You can mitigate time loss by targeting cinematic and performance capture content locks first--meaning that in order to schedule responsibly, you would write for things that had a very high dependency on downstream departments. In addition, all major characters need one piece of marquee content early to ensure that the VO casting “sticks,” ensuring that a perfectly characteristic scene is ready to go and used by the VO team to cast the right actor. He also suggested working closely with translators and clearly tagging each piece of content with the status of every parallel bit of work it depends on.

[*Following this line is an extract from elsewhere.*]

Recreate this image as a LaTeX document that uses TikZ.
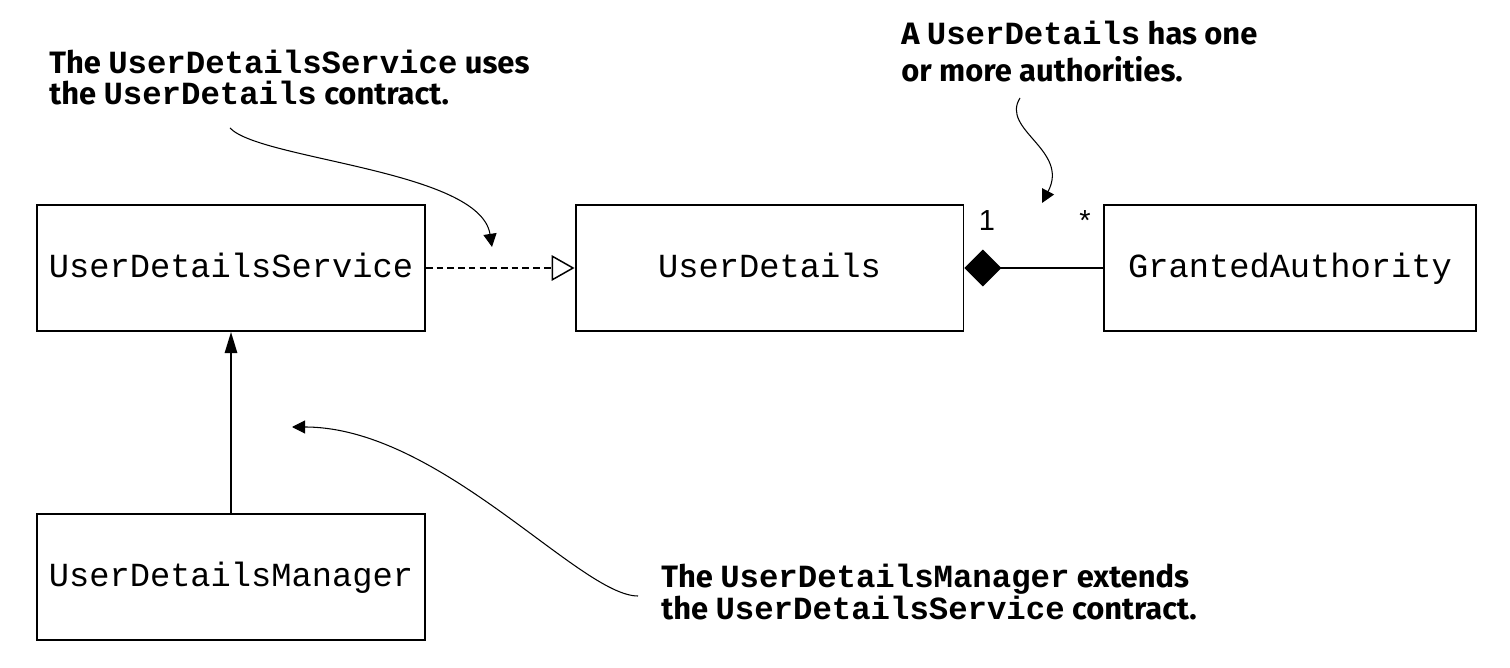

Laidlaw went into detail about “Crumple” plans, which are, essentially, strategies to reduce the size of a game, scaling it back to realistic expectations. “As a writer, you have said ‘I’m not precious, I’ve created something that can survive an impact,’” he said, likening this to a car that has ‘crumple zones’ to absorb impacts during a crash. He argued that even a tightly plotted game, where everything that happened was “critical content,” could still stand to be reduced by about 25 percent in scope. By contrast, for a more expansive game, like Inquisition, he argued that no more than 25 percent of such a vast and open-world game should be “critical” content.
Equally essential to good scheduling, in Laidlaw’s view, is articulating a clear theme for your game. Inquisition was about “faith and what happens when that faith is challenged.” Centralizing such a snappy “vision touchstone” is essential to getting comfortable with making elevator pitches, a process that allows you to quickly sell every major moment in your game.
“An instantly graspable thing that allows you to… create a shorthand that gets everyone on track,” he said, noting the example of the Temple of Mythal scene in Inquisition was pitched as Dragon Age meets Indiana Jones, a simple and memetic idea that gave everyone a standard around which to rally, giving the players a sacred place where they had a choice of respecting or desecrating it.
For Laidlaw, developing a vision was essential for creating a framework for feedback during BioWare peer review of the evolving game. That, then, created a spine for a structured system--peer review followed a precise set of rules at BioWare.
“Multi-discipline fixes are the best fixes because everyone plays to their strength, which is why other departments were always at reviews,” he noted, saying that this particularly helped with preventing a major problem with writers where we tend to solve thematic issues with more words. “Oh, this character is sad but the text doesn’t make that clear. Well, animation can make her cry and change her posture, you don’t need to add more words.”
Another important rule was that junior writers were able to hear and give feedback to peers and leads alike, where “celebrity” writers were put on the same level as new blood. This, Laidlaw says, made the constructive criticism of peer review useful to everyone.
“Be transparent, be open, and then, be vulnerable,” he said. “Feedback you get from your team is feedback you can use to change.”
Once again, emotional intelligence was prized, “make efforts to earn the trust of the team around you. Make clear that what you do is not just put words into sentences, you write.” Leadership, even, requires vulnerability. This, he said, “is probably the lesson that I learned at BioWare.”